Il faut savoir par ailleurs que sur l’avenue Gabriel Péri, le rapport de force avec les promoteurs est déjà en cours depuis le changement de PLU de 2007, qui autorise la densification sur cet îlot. Par exemple, les propriétaires du numéro 38 repoussent depuis deux ans les avances de la Franco Suisse, qui s’est entendue avec les autres propriétaires environnants : un premier projet a été déposé en février 2009, nécessairement avec l’accord des propriétaires concernés (voir plan ci-dessus, et les photos d’extraits ci-dessous). Le service de l’urbanisme ne pouvait donc pas ignorer les intentions de ces propriétaires, et le refus du n°38. Or voilà qu’en septembre dernier, avec ce plan d’alignement, la Mairie intervient en imposant au numéro 38 une servitude qui rend la maison invendable, sauf aux promoteurs…
Manifestement d’ailleurs, la Franco-suisse était déjà informée du projet d’alignement avant le mois d’août, bien avant les riverains eux-mêmes : le plan d’un autre permis de construire, déposé le 10 août, table sur le « nouvel alignement » comme si l’affaire était déjà décidée (…merci pour les Antoniens qui se sont déplacés en Mairie pour la « consultation », merci pour les riverains qui y ont passé leurs soirées d’automne…). C’est seulement à la mi-septembre que les propriétaires du 38 recevaient, simultanément, la lettre de la Mairie et une nouvelle relance de la Franco Suisse…

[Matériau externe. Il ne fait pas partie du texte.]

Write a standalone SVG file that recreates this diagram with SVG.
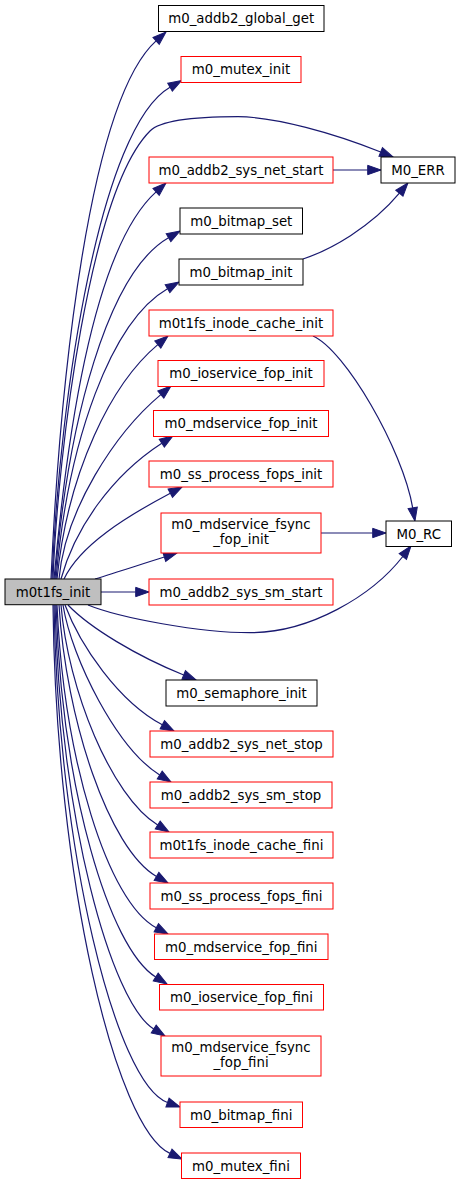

Notre action n’a pas pour objectif de bloquer l’évolution urbaine, mais de permettre une densification menée avec discernement. Aucun objectif de densification urbaine ne saurait justifier de telles pratiques de la part des pouvoirs publics. A l’ASPEA, nous avons aussi la conviction que le visage d’une ville est le reflet des principes qui la gouvernent. Le visage de notre ville risque de porter longtemps les marques de cet urbanisme orienté uniquement par l’intérêt financier, dans le mépris des administrés.